## RAW DATA:
+---+

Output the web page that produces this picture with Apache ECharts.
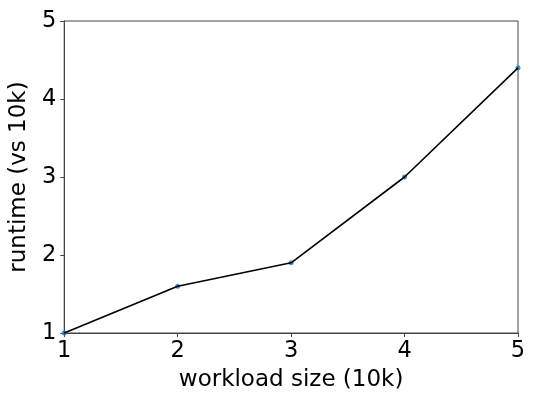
<!DOCTYPE html>
<html><head><meta charset="utf-8">
<script src="https://cdn.jsdelivr.net/npm/echarts@6/dist/echarts.min.js"></script>
<style>html,body{margin:0;padding:0;background:#fff}#c{width:539px;height:406px}</style>
</head><body><div id="c"></div>
<script>
const xValues = [1, 2, 3, 4, 5];
const runtimeValues = [1.0, 1.6, 1.9, 3.0, 4.4];
const xTicks = [1, 2, 3, 4, 5];
const yTicks = [1, 2, 3, 4, 5];
const xTitle = 'workload size (10k)';
const yTitle = 'runtime (vs 10k)';

const pts = xValues.map((x, i) => [x, runtimeValues[i]]);
const font = 'DejaVu Sans';
const chart = echarts.init(document.getElementById('c'), null, {renderer: 'canvas'});
chart.setOption({
  animation: false,
  backgroundColor: '#fff',
  grid: {left: 63, top: 21, right: 21, bottom: 73, show: true, borderColor: '#444', borderWidth: 1, backgroundColor: 'transparent'},
  xAxis: {
    type: 'value', min: xTicks[0], max: xTicks[xTicks.length - 1], interval: 1,
    name: xTitle, nameLocation: 'middle', nameGap: 36,
    nameTextStyle: {fontFamily: font, fontSize: 23, color: '#000'},
    axisLine: {show: true, lineStyle: {color: '#444', width: 1}},
    axisTick: {show: true, length: 4, lineStyle: {color: '#444'}},
    axisLabel: {fontFamily: font, fontSize: 22.5, color: '#000', margin: 7},
    splitLine: {show: false}
  },
  yAxis: {
    type: 'value', min: yTicks[0], max: yTicks[yTicks.length - 1], interval: 1,
    name: yTitle, nameLocation: 'middle', nameGap: 23,
    nameTextStyle: {fontFamily: font, fontSize: 23, color: '#000'},
    axisLine: {show: true, lineStyle: {color: '#444', width: 1}},
    axisTick: {show: true, length: 4, lineStyle: {color: '#444'}},
    axisLabel: {fontFamily: font, fontSize: 22.5, color: '#000', margin: 8},
    splitLine: {show: false}
  },
  series: [
    {type: 'scatter', data: pts, symbol: 'circle', symbolSize: 5, itemStyle: {color: '#1f77b4'}, z: 2, clip: false},
    {type: 'line', data: pts, showSymbol: false, symbol: 'none', lineStyle: {color: '#000', width: 1.6}, z: 3, clip: false}
  ]
});
</script></body></html>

+---+

## SET TASK:
Print the complete listing exactly, apart from any pictures.

## EXERCISE SOLUTION:
Output the web page that produces this picture with Apache ECharts.
<!DOCTYPE html>
<html><head><meta charset="utf-8">
<script src="https://cdn.jsdelivr.net/npm/echarts@6/dist/echarts.min.js"></script>
<style>html,body{margin:0;padding:0;background:#fff}#c{width:539px;height:406px}</style>
</head><body><div id="c"></div>
<script>
const xValues = [1, 2, 3, 4, 5];
const runtimeValues = [1.0, 1.6, 1.9, 3.0, 4.4];
const xTicks = [1, 2, 3, 4, 5];
const yTicks = [1, 2, 3, 4, 5];
const xTitle = 'workload size (10k)';
const yTitle = 'runtime (vs 10k)';

const pts = xValues.map((x, i) => [x, runtimeValues[i]]);
const font = 'DejaVu Sans';
const chart = echarts.init(document.getElementById('c'), null, {renderer: 'canvas'});
chart.setOption({
  animation: false,
  backgroundColor: '#fff',
  grid: {left: 63, top: 21, right: 21, bottom: 73, show: true, borderColor: '#444', borderWidth: 1, backgroundColor: 'transparent'},
  xAxis: {
    type: 'value', min: xTicks[0], max: xTicks[xTicks.length - 1], interval: 1,
    name: xTitle, nameLocation: 'middle', nameGap: 36,
    nameTextStyle: {fontFamily: font, fontSize: 23, color: '#000'},
    axisLine: {show: true, lineStyle: {color: '#444', width: 1}},
    axisTick: {show: true, length: 4, lineStyle: {color: '#444'}},
    axisLabel: {fontFamily: font, fontSize: 22.5, color: '#000', margin: 7},
    splitLine: {show: false}
  },
  yAxis: {
    type: 'value', min: yTicks[0], max: yTicks[yTicks.length - 1], interval: 1,
    name: yTitle, nameLocation: 'middle', nameGap: 23,
    nameTextStyle: {fontFamily: font, fontSize: 23, color: '#000'},
    axisLine: {show: true, lineStyle: {color: '#444', width: 1}},
    axisTick: {show: true, length: 4, lineStyle: {color: '#444'}},
    axisLabel: {fontFamily: font, fontSize: 22.5, color: '#000', margin: 8},
    splitLine: {show: false}
  },
  series: [
    {type: 'scatter', data: pts, symbol: 'circle', symbolSize: 5, itemStyle: {color: '#1f77b4'}, z: 2, clip: false},
    {type: 'line', data: pts, showSymbol: false, symbol: 'none', lineStyle: {color: '#000', width: 1.6}, z: 3, clip: false}
  ]
});
</script></body></html>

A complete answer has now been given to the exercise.